◆ **Stored data**
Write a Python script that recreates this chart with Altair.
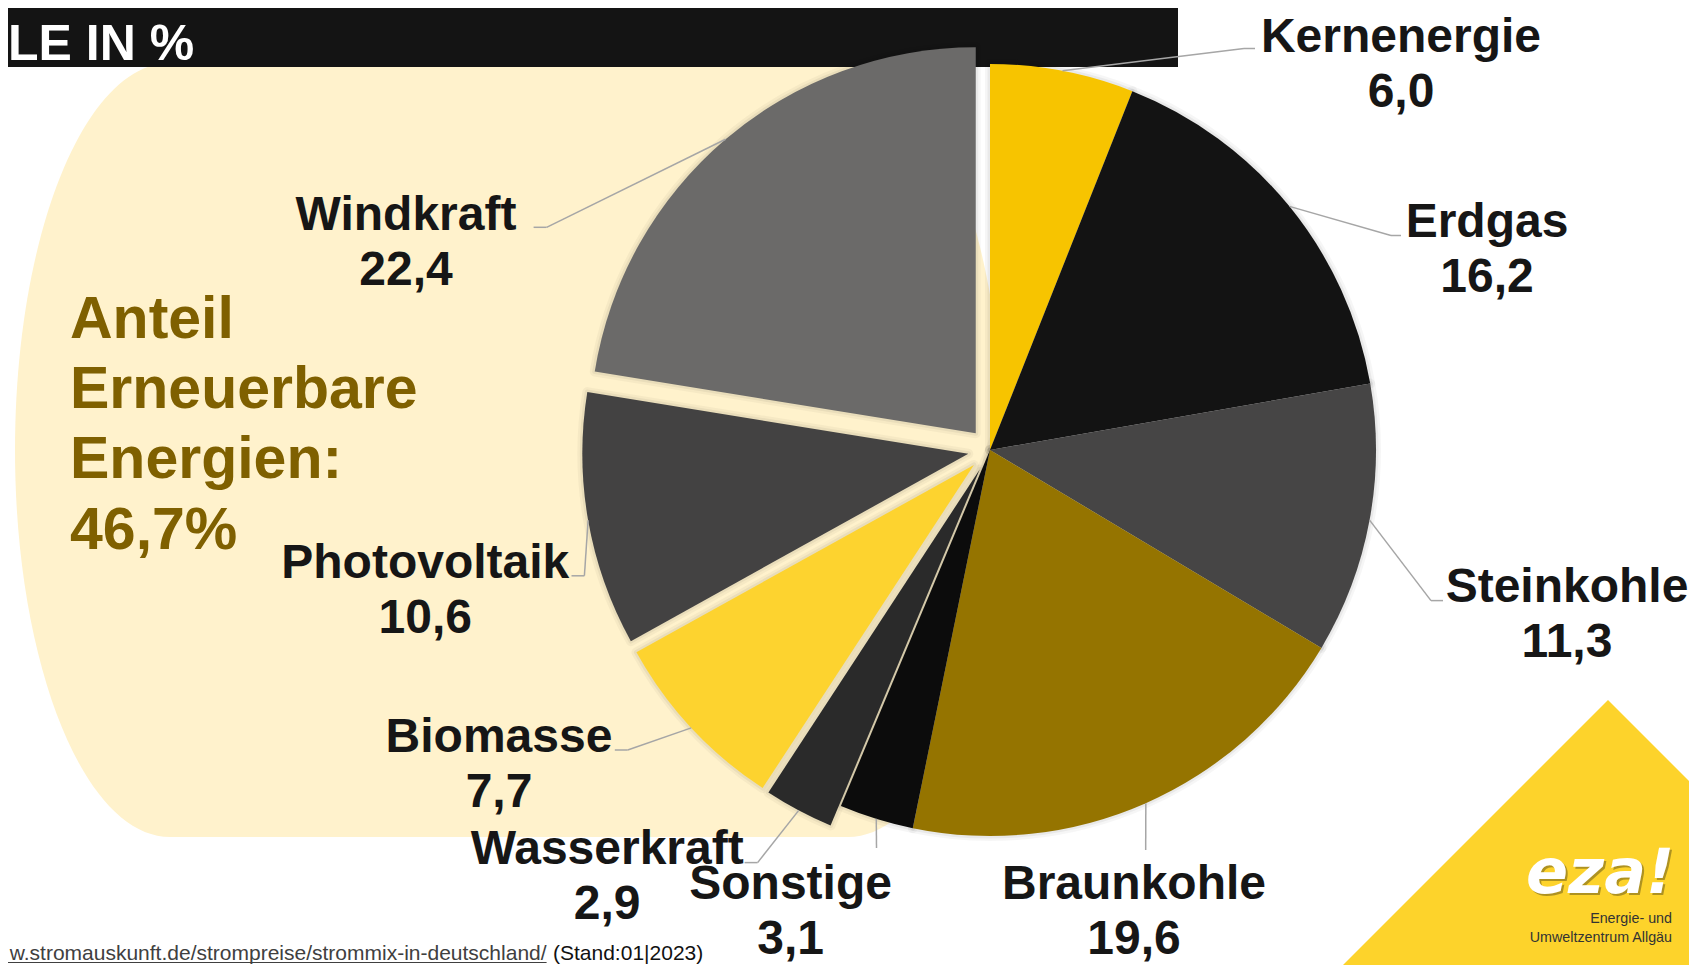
import altair as alt
import pandas as pd

# ---------------- data ----------------
categories = ["Kernenergie", "Erdgas", "Steinkohle", "Braunkohle", "Sonstige",
              "Wasserkraft", "Biomasse", "Photovoltaik", "Windkraft"]
shares = [6.0, 16.2, 11.3, 19.6, 3.1, 2.9, 7.7, 10.6, 22.4]
renewable = [0, 0, 0, 0, 0, 1, 1, 1, 1]
slice_colors = ["#F7C400", "#131313", "#464545", "#957400", "#0C0C0C",
                "#2A2A2A", "#FDD32F", "#434242", "#6B6A69"]

# ---------------- layout (page pixels) ----------------
OFF = 8                      # page margin
W, H = 1681, 957
CX, CY = 990 - OFF, 450 - OFF
R = 386
EXPLODE = 22

label_layout = {
    "Kernenergie":  dict(lx=1401, ly=52.0, bx=1244, by=48.5, ex=1255),
    "Erdgas":       dict(lx=1487, ly=237.0, bx=1391, by=235.5, ex=1401),
    "Steinkohle":   dict(lx=1567, ly=601.8, bx=1431, by=600.6, ex=1443),
    "Braunkohle":   dict(lx=1134, ly=899.0, bx=1145.7, by=850, ex=1145.7),
    "Sonstige":     dict(lx=790.6, ly=899.0, bx=876.5, by=848, ex=876.5),
    "Wasserkraft":  dict(lx=607.2, ly=863.7, bx=757.6, by=862.6, ex=744.6),
    "Biomasse":     dict(lx=499.0, ly=752.2, bx=627.7, by=750.0, ex=614.8),
    "Photovoltaik": dict(lx=425.3, ly=578.0, bx=584.4, by=575.8, ex=571.5),
    "Windkraft":    dict(lx=406.0, ly=229.5, bx=546.6, by=227.3, ex=533.6),
}

df = pd.DataFrame({"cat": categories, "value": shares, "renew": renewable,
                   "color": slice_colors, "order": list(range(len(categories)))})
for key in ["lx", "ly", "bx", "by", "ex"]:
    df[key] = [label_layout[c][key] - OFF for c in categories]

one = pd.DataFrame({"k": [0]})

LABEL_FONT = "Liberation Sans, Arial, sans-serif"

def X(f):
    return alt.X(f, type="quantitative", scale=None, axis=None)

def Y(f):
    return alt.Y(f, type="quantitative", scale=None, axis=None)

base = (
    alt.Chart(df)
    .transform_joinaggregate(total="sum(value)")
    .transform_window(cum="sum(value)", sort=[alt.SortField("order")], frame=[None, 0])
    .transform_calculate(a0="(datum.cum - datum.value) / datum.total * 2 * PI")
    .transform_calculate(a1="datum.cum / datum.total * 2 * PI")
    .transform_calculate(am="(datum.a0 + datum.a1) / 2")
    .transform_calculate(cx=f"{CX} + {EXPLODE} * datum.renew * sin(datum.am)")
    .transform_calculate(cy=f"{CY} - {EXPLODE} * datum.renew * cos(datum.am)")
    .transform_calculate(px=f"datum.cx + {R} * sin(datum.am)")
    .transform_calculate(py=f"datum.cy - {R} * cos(datum.am)")
    .transform_calculate(vlabel="replace(format(datum.value, '.1f'), '.', ',')")
)

# ---------------- decorations ----------------
cream_path = ("M0,-387 L678,-387 A155,387 0 0,1 678,387 "
              "L0,387 A155,387 0 0,1 0,-387 Z")
cream = alt.Chart(one).mark_point(
    shape=cream_path, size=4, filled=True, color="#FFF2CC", opacity=1, strokeWidth=0
).encode(x=alt.value(170 - OFF), y=alt.value(450 - OFF))

bar = alt.Chart(one).mark_rect(color="#141414").encode(
    x=alt.value(0), x2=alt.value(1178 - OFF), y=alt.value(0), y2=alt.value(67 - OFF))

header = alt.Chart(one).mark_text(
    text="LE IN %", font=LABEL_FONT, fontWeight="bold", fontSize=50,
    color="white", align="left", baseline="alphabetic"
).encode(x=alt.value(0), y=alt.value(59.5 - OFF))

# ---------------- pie ----------------
pie_enc = dict(x=X("cx"), y=Y("cy"),
               theta=alt.Theta("a0", type="quantitative", scale=None),
               theta2=alt.Theta2("a1"))

shadow1 = base.mark_arc(radius=R, fill="black", fillOpacity=0, stroke="black",
                        strokeWidth=10, strokeOpacity=0.035, strokeJoin="round").encode(**pie_enc)
shadow2 = base.mark_arc(radius=R, fill="black", fillOpacity=0, stroke="black",
                        strokeWidth=5, strokeOpacity=0.05, strokeJoin="round").encode(**pie_enc)
pie = base.mark_arc(radius=R).encode(color=alt.Color("color:N", scale=None), **pie_enc)

# ---------------- leader lines ----------------
lead1 = base.mark_rule(color="#A6A6A6", strokeWidth=1.5).encode(
    x=X("px"), y=Y("py"), x2=alt.X2("bx"), y2=alt.Y2("by"))
lead2 = base.mark_rule(color="#A6A6A6", strokeWidth=1.5).encode(
    x=X("bx"), y=Y("by"), x2=alt.X2("ex"), y2=alt.Y2("by"))

# ---------------- labels ----------------
names = base.mark_text(font=LABEL_FONT, fontWeight="bold", fontSize=48, color="#161616",
                       align="center", baseline="alphabetic").encode(
    x=X("lx"), y=Y("ly"), text="cat:N")
vals = base.mark_text(font=LABEL_FONT, fontWeight="bold", fontSize=48, color="#161616",
                      align="center", baseline="alphabetic", dy=55).encode(
    x=X("lx"), y=Y("ly"), text="vlabel:N")

anteil = alt.Chart(one).mark_text(
    text=["Anteil", "Erneuerbare", "Energien:", "46,7%"], lineHeight=70.3,
    font=LABEL_FONT, fontWeight="bold", fontSize=59, color="#7F6000",
    align="left", baseline="alphabetic"
).encode(x=alt.value(70 - OFF), y=alt.value(337.7 - OFF))

# ---------------- source ----------------
src_y = 952
url = alt.Chart(one).mark_text(
    text="w.stromauskunft.de/strompreise/strommix-in-deutschland/", font=LABEL_FONT,
    fontSize=21, color="#404040", align="right", baseline="alphabetic"
).encode(x=alt.value(546.6 - OFF), y=alt.value(src_y))
url_line = alt.Chart(one).mark_rule(color="#404040", strokeWidth=1.2).encode(
    x=alt.value(0), x2=alt.value(546.6 - OFF), y=alt.value(src_y + 2.5))
stand = alt.Chart(one).mark_text(
    text="(Stand:01|2023)", font=LABEL_FONT, fontSize=21, color="#111111",
    align="left", baseline="alphabetic"
).encode(x=alt.value(553 - OFF), y=alt.value(src_y))

# ---------------- logo ----------------
logo_sq = alt.Chart(one).mark_square(size=156800, angle=45, color="#FDD32B", opacity=1).encode(
    x=alt.value(1608 - OFF), y=alt.value(980 - OFF))
eza_shadow = alt.Chart(one).mark_text(
    text="eza!", font="DejaVu Sans, sans-serif", fontStyle="italic", fontWeight="bold",
    fontSize=62, color="#6E5E1A", opacity=0.55, align="left", baseline="alphabetic"
).encode(x=alt.value(1528 - OFF), y=alt.value(895 - OFF))
eza = alt.Chart(one).mark_text(
    text="eza!", font="DejaVu Sans, sans-serif", fontStyle="italic", fontWeight="bold",
    fontSize=62, color="white", align="left", baseline="alphabetic"
).encode(x=alt.value(1526 - OFF), y=alt.value(893 - OFF))
sub = alt.Chart(one).mark_text(
    text=["Energie- und", "Umweltzentrum Allgäu"], lineHeight=18.5,
    font=LABEL_FONT, fontSize=14.3, color="#333333", align="right", baseline="alphabetic"
).encode(x=alt.value(1672 - OFF), y=alt.value(923 - OFF))

chart = alt.layer(
    cream, bar, header, shadow1, shadow2, pie, lead1, lead2, names, vals, anteil,
    url, url_line, stand, logo_sq, eza_shadow, eza, sub
).properties(
    width=W, height=H, autosize="none", padding=0, background="white"
).configure_view(strokeWidth=0)

chart.save("out.html", embed_options={"renderer": "svg", "actions": False})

◆ **Exercise details**
Up to and including the line containing "EXPLODE = 22", repeat every line from the start of the data, but none of the pictures.

◆ **Task answer**
Write a Python script that recreates this chart with Altair.
import altair as alt
import pandas as pd

# ---------------- data ----------------
categories = ["Kernenergie", "Erdgas", "Steinkohle", "Braunkohle", "Sonstige",
              "Wasserkraft", "Biomasse", "Photovoltaik", "Windkraft"]
shares = [6.0, 16.2, 11.3, 19.6, 3.1, 2.9, 7.7, 10.6, 22.4]
renewable = [0, 0, 0, 0, 0, 1, 1, 1, 1]
slice_colors = ["#F7C400", "#131313", "#464545", "#957400", "#0C0C0C",
                "#2A2A2A", "#FDD32F", "#434242", "#6B6A69"]

# ---------------- layout (page pixels) ----------------
OFF = 8                      # page margin
W, H = 1681, 957
CX, CY = 990 - OFF, 450 - OFF
R = 386
EXPLODE = 22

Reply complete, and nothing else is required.